Farmer’s fears of trespass have been hijacked by the NSW government’s Right to Farm Bill 2019. Not only will the bill reduce the rights of people to protest against logging, but it will also restrict farmer’s own rights to object to projects on neighbouring properties.
‘These laws are directly aimed at criminalising protest and those exposing serious environmental breaches and animal cruelty,’ said Greens MP and Justice Spokesperson David Shoebridge.
‘Trespass is already illegal in NSW and in 2016 the government imposed a large number of additional penalties to target protesters.
The bill quadruples the penalty for aggravated unlawful entry on inclosed lands from $5,500 to $22,000 and imprisonment.
‘The Right to Farm Bill 2019 includes forestry as an agricultural activity and makes any activity that hinders, attempts or intends to hinder logging an “aggravated offence”,’ NEFA spokesperson Dailan Pugh said.

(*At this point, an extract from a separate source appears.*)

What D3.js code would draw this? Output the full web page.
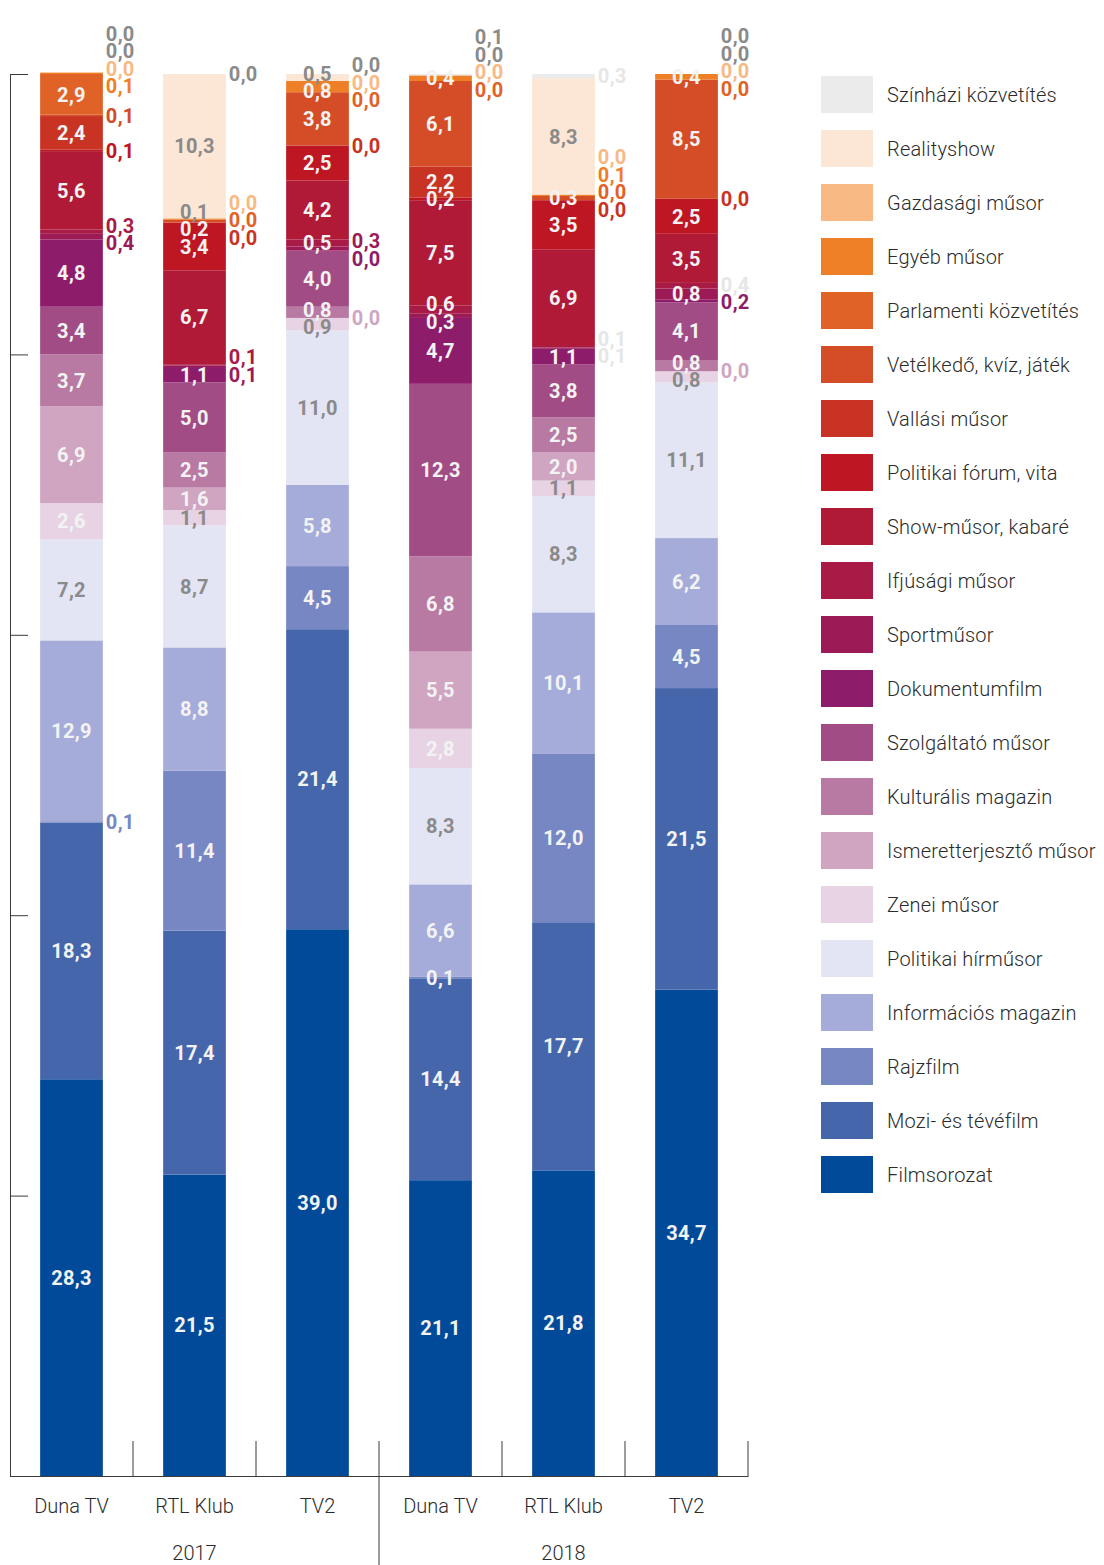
<!DOCTYPE html>
<html><head><meta charset="utf-8">
<script src="https://cdn.jsdelivr.net/npm/d3@7"></script>
<style>
body{margin:0;background:#fff}
svg{display:block}
text{font-family:Roboto,"Noto Sans",sans-serif}
</style>
</head><body>
<svg id="chart" width="1104" height="1565"></svg>
<script>
// ---------------- DATA ----------------
const series = ["Filmsorozat","Mozi- és tévéfilm","Rajzfilm","Információs magazin","Politikai hírműsor","Zenei műsor","Ismeretterjesztő műsor","Kulturális magazin","Szolgáltató műsor","Dokumentumfilm","Sportműsor","Ifjúsági műsor","Show-műsor, kabaré","Politikai fórum, vita","Vallási műsor","Vetélkedő, kvíz, játék","Parlamenti közvetítés","Egyéb műsor","Gazdasági műsor","Realityshow","Színházi közvetítés"];
const seriesColors = ["#014a99","#4666ac","#7787c4","#a6acd9","#e3e5f4","#e7d3e3","#cfa5c1","#b87aa3","#a24c85","#8d1c6a","#9c1b57","#a81b46","#b01a37","#be1622","#c93324","#d54d26","#e16226","#ef7f27","#f8b985","#fce6d5","#ebebeb"];
const years = ["2017","2018"];
const channels = ["Duna TV","RTL Klub","TV2"];
// values in series order (bottom to top), percent
const dunaTV2017 = [28.3,18.3,0.1,12.9,7.2,2.6,6.9,3.7,3.4,4.8,0.4,0.3,5.6,0.1,2.4,0.1,2.9,0.1,0.0,0.0,0.0];
const rtlKlub2017 = [21.5,17.4,11.4,8.8,8.7,1.1,1.6,2.5,5.0,1.1,0.1,0.1,6.7,3.4,0.0,0.2,0.0,0.1,0.0,10.3,0.0];
const tv2_2017 = [39.0,21.4,4.5,5.8,11.0,0.9,0.0,0.8,4.0,0.0,0.3,0.5,4.2,2.5,0.0,3.8,0.0,0.8,0.0,0.5,0.0];
const dunaTV2018 = [21.1,14.4,0.1,6.6,8.3,2.8,5.5,6.8,12.3,4.7,0.3,0.6,7.5,0.2,2.2,6.1,0.0,0.4,0.0,0.0,0.1];
const rtlKlub2018 = [21.8,17.7,12.0,10.1,8.3,1.1,2.0,2.5,3.8,1.1,0.1,0.1,6.9,3.5,0.0,0.3,0.0,0.1,0.0,8.3,0.3];
const tv2_2018 = [34.7,21.5,4.5,6.2,11.1,0.8,0.0,0.8,4.1,0.2,0.8,0.4,3.5,2.5,0.0,8.5,0.0,0.4,0.0,0.0,0.0];
const barValues = [dunaTV2017, rtlKlub2017, tv2_2017, dunaTV2018, rtlKlub2018, tv2_2018];
// non-zero values whose label sits beside the bar (zero values always do)
const outsideLabels = [
  ["Rajzfilm","Sportműsor","Ifjúsági műsor","Politikai fórum, vita","Vetélkedő, kvíz, játék","Egyéb műsor"],
  ["Sportműsor","Ifjúsági műsor"],
  ["Sportműsor"],
  ["Színházi közvetítés"],
  ["Sportműsor","Ifjúsági műsor","Egyéb műsor","Színházi közvetítés"],
  ["Dokumentumfilm","Ifjúsági műsor"]
];
// labels drawn in the faded light style
const fadedLabels = [["Zenei műsor"],[],[],["Zenei műsor"],["Sportműsor","Ifjúsági műsor","Színházi közvetítés"],["Ifjúsági műsor"]];
const yTicks = [0,20,40,60,80,100];

// ---------------- CHART ----------------
const svg = d3.select("#chart");
const keys = [];
years.forEach(y => channels.forEach(c => keys.push(y + "|" + c)));

const x = d3.scaleBand().domain(keys).range([10, 748]).paddingInner(0.49).paddingOuter(0.245);
const y = d3.scaleLinear().domain([0, 100]).range([1476, 74]);
const color = d3.scaleOrdinal().domain(series).range(seriesColors);

const rows = keys.map((k, i) => {
  const o = {key: k};
  series.forEach((s, j) => o[s] = barValues[i][j]);
  return o;
});
const stacked = d3.stack().keys(series)(rows);

// bars
svg.append("g").selectAll("g").data(stacked).join("g")
  .attr("fill", d => color(d.key))
  .selectAll("rect").data(d => d.map(p => ({p, key: d.key}))).join("rect")
  .attr("x", d => x(d.p.data.key))
  .attr("width", x.bandwidth())
  .attr("y", d => y(d.p[1]))
  .attr("height", d => Math.max(0, y(d.p[0]) - y(d.p[1])));

// axes
const axisColor = "#3a3a3a";
const left = svg.append("g").attr("transform", "translate(10,0)")
  .call(d3.axisRight(y).tickValues(yTicks).tickSize(18).tickSizeOuter(0).tickFormat(""));
left.selectAll("path,line").attr("stroke", axisColor);

const bottom = svg.append("g").attr("transform", "translate(0,1476)")
  .call(d3.axisBottom(x).tickSize(0).tickFormat(k => k.split("|")[1]));
bottom.select(".domain").attr("stroke", axisColor);
bottom.selectAll("text").attr("dy", null).attr("y", 37)
  .attr("font-size", 20).attr("font-weight", 300).attr("fill", "#2b2b2b")
  .attr("font-family", "Roboto");

// boundaries between categories
const step = x.step();
const boundaries = keys.map((k, i) => x(k) + x.bandwidth() + step * x.paddingInner() / 2);
svg.append("g").selectAll("line").data(boundaries).join("line")
  .attr("x1", d => d).attr("x2", d => d)
  .attr("y1", 1441)
  .attr("y2", (d, i) => (i === channels.length - 1) ? 1565 : 1476)
  .attr("stroke", axisColor).attr("stroke-width", 1);

// year labels
const yearCenters = years.map((yr, i) => {
  const start = i === 0 ? x.range()[0] : boundaries[i * channels.length - 1];
  const end = boundaries[(i + 1) * channels.length - 1];
  return (start + end) / 2;
});
svg.append("g").selectAll("text").data(years).join("text")
  .attr("x", (d, i) => yearCenters[i]).attr("y", 1560)
  .attr("text-anchor", "middle").attr("font-size", 20).attr("font-weight", 300)
  .attr("fill", "#2b2b2b").text(d => d);

// ---------------- VALUE LABELS ----------------
const fmt = v => d3.format(".1f")(v).replace(".", ",");
const GAP = 17.5;
function dodge(items, bias) {
  items.sort((a, b) => a.want - b.want || b.idx - a.idx);
  const clusters = [];
  const place = cl => {
    const n = cl.items.length;
    const c = cl.sum / n - bias(n);
    return {top: c - (n - 1) * GAP / 2, bottom: c + (n - 1) * GAP / 2};
  };
  for (const it of items) {
    clusters.push({items: [it], sum: it.want});
    while (clusters.length > 1) {
      const c = clusters[clusters.length - 1], p = clusters[clusters.length - 2];
      if (place(c).top - place(p).bottom < GAP) {
        p.items.push(...c.items); p.sum += c.sum; clusters.pop();
      } else break;
    }
  }
  clusters.forEach(cl => {
    const t = place(cl).top;
    cl.items.forEach((it, i) => it.y = t + i * GAP);
  });
  return items;
}

const labels = [];
keys.forEach((k, bi) => {
  const inside = [], outside = [];
  stacked.forEach((layer, si) => {
    const p = layer[bi];
    const v = barValues[bi][si];
    const item = {bar: bi, key: k, idx: si, s: layer.key, v,
      want: (y(p[0]) + y(p[1])) / 2,
      faded: fadedLabels[bi].includes(layer.key)};
    if (v === 0 || outsideLabels[bi].includes(layer.key)) outside.push(item);
    else inside.push(item);
  });
  dodge(inside, () => 0).forEach(d => { d.out = false; labels.push(d); });
  dodge(outside, n => n >= 4 ? (n - 1) * GAP / 4 : 0).forEach(d => { d.out = true; labels.push(d); });
});

const GREY = "#8a8a8a", WHITE = "#f3f3f3", FADED = "#e6e6e6";
function labelColor(d) {
  if (d.out) {
    if (d.faded) return FADED;
    const c = color(d.s);
    return d3.lab(c).l > 88 ? GREY : c;
  }
  if (d.faded) return WHITE;
  // colour of whatever lies under the label
  const bi = d.bar;
  let under = null;
  stacked.forEach(layer => {
    const p = layer[bi];
    if (d.y <= y(p[0]) && d.y >= y(p[1]) && p[1] > p[0]) under = color(layer.key);
  });
  if (!under) return GREY;
  return d3.lab(under).l > 80 ? GREY : WHITE;
}

svg.append("g").selectAll("text").data(labels).join("text")
  .attr("x", d => d.out ? x(d.key) + x.bandwidth() + 3 : x(d.key) + x.bandwidth() / 2)
  .attr("y", d => d.y)
  .attr("dy", "0.36em")
  .attr("text-anchor", d => d.out ? "start" : "middle")
  .attr("font-size", 20).attr("font-weight", 700)
  .attr("letter-spacing", "0.3px")
  .attr("fill", labelColor)
  .text(d => fmt(d.v));

// ---------------- LEGEND ----------------
const legendOrder = series.slice().reverse();
const lg = svg.append("g").attr("transform", "translate(821,76)");
const li = lg.selectAll("g").data(legendOrder).join("g")
  .attr("transform", (d, i) => `translate(0,${i * 54})`);
li.append("rect").attr("width", 52).attr("height", 37).attr("fill", d => color(d));
li.append("text").attr("x", 66).attr("y", 18.5).attr("dy", "0.35em")
  .attr("font-size", 20).attr("font-weight", 300).attr("fill", "#2b2b2b")
  .attr("letter-spacing", "0.2px")
  .text(d => d);
</script>
</body></html>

‘In a time of climate emergency and an extinction crisis, it is an unprecedented and reprehensible assault on our civil rights, aimed at stopping actions to protect our public lands.’
Nature Conservation Council chief executive Chris Gambian said that peaceful protest is the cornerstone of a functioning democracy ‘but hidden within this bill are sneaky new laws which directly threaten that right.
‘This goes beyond just animal welfare activists on farms. These laws could see farmers who oppose coal and gas projects, communities who protest logging, or even someone who stages a silent protest in a bank in Sydney, face up to three years jail and massive fines. This includes farmers and knitting nannas protesting CSG, unions on worksites, communities protesting against logging in state forests, people staging a sit-in in corporate headquarters and more.
‘This is a clear attempt from [government] to shut down dissent everywhere.’
The Greens will be moving amendments to the bill ‘to protect the right to freedom of speech and political expression by adding a defence if the person was engaged in identifying, investigating or preventing serious criminal breaches of environmental or animal cruelty laws,’ said Mr Shoebridge.
‘Many of those targeted by these new laws will be farmers and rural landowners on neighbouring properties who are attempting to protect their own land and crops.’